**EXERCISE PROMPT**
Return the material word for word. Do not include the pictures.

**Records with drawing code**
↓↓↓

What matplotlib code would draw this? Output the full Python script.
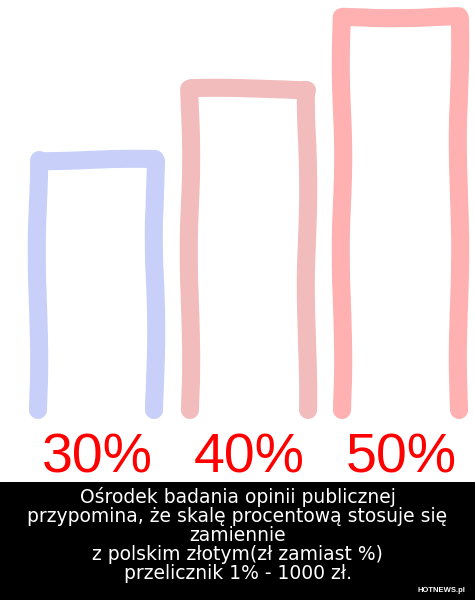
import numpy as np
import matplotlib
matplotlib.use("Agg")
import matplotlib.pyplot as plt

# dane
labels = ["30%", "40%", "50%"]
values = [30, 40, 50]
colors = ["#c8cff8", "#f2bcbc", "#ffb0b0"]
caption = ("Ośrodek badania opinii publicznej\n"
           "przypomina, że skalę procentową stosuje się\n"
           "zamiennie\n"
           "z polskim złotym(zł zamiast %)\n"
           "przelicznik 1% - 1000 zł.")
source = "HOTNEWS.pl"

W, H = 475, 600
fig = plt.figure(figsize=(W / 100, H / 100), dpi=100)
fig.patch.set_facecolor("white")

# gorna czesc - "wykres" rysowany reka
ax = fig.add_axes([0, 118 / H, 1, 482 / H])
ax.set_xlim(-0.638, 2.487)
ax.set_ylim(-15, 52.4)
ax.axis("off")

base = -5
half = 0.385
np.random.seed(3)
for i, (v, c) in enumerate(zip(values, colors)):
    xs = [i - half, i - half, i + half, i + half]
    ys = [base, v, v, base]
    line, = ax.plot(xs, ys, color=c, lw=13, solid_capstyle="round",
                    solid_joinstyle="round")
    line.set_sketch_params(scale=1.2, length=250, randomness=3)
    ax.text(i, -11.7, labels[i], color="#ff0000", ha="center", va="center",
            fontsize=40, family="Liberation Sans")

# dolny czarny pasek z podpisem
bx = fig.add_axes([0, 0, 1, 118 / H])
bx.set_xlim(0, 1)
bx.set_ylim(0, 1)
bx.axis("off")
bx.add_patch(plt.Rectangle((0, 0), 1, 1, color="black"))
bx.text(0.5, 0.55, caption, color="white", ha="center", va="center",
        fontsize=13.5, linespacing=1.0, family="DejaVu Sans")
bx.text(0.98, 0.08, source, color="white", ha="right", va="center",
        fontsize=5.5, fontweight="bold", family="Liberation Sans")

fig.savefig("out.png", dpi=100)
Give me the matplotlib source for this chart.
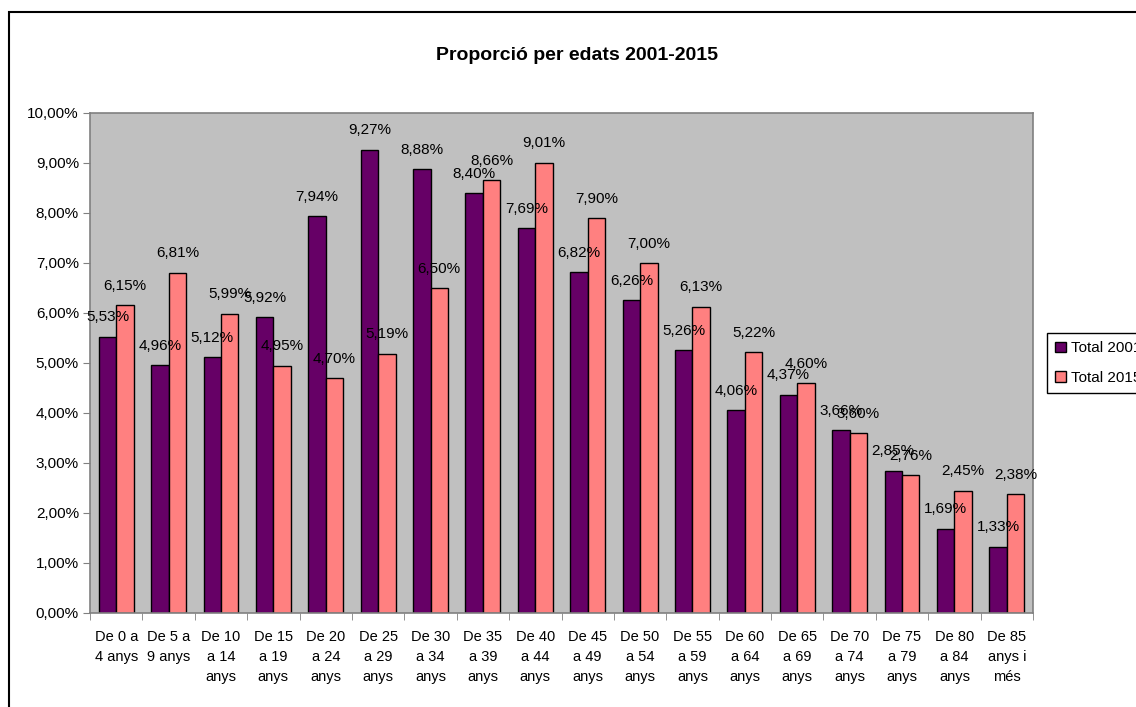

↑↑↑

**WRITTEN REPLY**
What matplotlib code would draw this? Output the full Python script.
import numpy as np
import matplotlib
matplotlib.use("Agg")
import matplotlib.pyplot as plt

# dane
labels = ["30%", "40%", "50%"]
values = [30, 40, 50]
colors = ["#c8cff8", "#f2bcbc", "#ffb0b0"]
caption = ("Ośrodek badania opinii publicznej\n"
           "przypomina, że skalę procentową stosuje się\n"
           "zamiennie\n"
           "z polskim złotym(zł zamiast %)\n"
           "przelicznik 1% - 1000 zł.")
source = "HOTNEWS.pl"

W, H = 475, 600
fig = plt.figure(figsize=(W / 100, H / 100), dpi=100)
fig.patch.set_facecolor("white")

# gorna czesc - "wykres" rysowany reka
ax = fig.add_axes([0, 118 / H, 1, 482 / H])
ax.set_xlim(-0.638, 2.487)
ax.set_ylim(-15, 52.4)
ax.axis("off")

base = -5
half = 0.385
np.random.seed(3)
for i, (v, c) in enumerate(zip(values, colors)):
    xs = [i - half, i - half, i + half, i + half]
    ys = [base, v, v, base]
    line, = ax.plot(xs, ys, color=c, lw=13, solid_capstyle="round",
                    solid_joinstyle="round")
    line.set_sketch_params(scale=1.2, length=250, randomness=3)
    ax.text(i, -11.7, labels[i], color="#ff0000", ha="center", va="center",
            fontsize=40, family="Liberation Sans")

# dolny czarny pasek z podpisem
bx = fig.add_axes([0, 0, 1, 118 / H])
bx.set_xlim(0, 1)
bx.set_ylim(0, 1)
bx.axis("off")
bx.add_patch(plt.Rectangle((0, 0), 1, 1, color="black"))
bx.text(0.5, 0.55, caption, color="white", ha="center", va="center",
        fontsize=13.5, linespacing=1.0, family="DejaVu Sans")
bx.text(0.98, 0.08, source, color="white", ha="right", va="center",
        fontsize=5.5, fontweight="bold", family="Liberation Sans")

fig.savefig("out.png", dpi=100)
Give me the matplotlib source for this chart.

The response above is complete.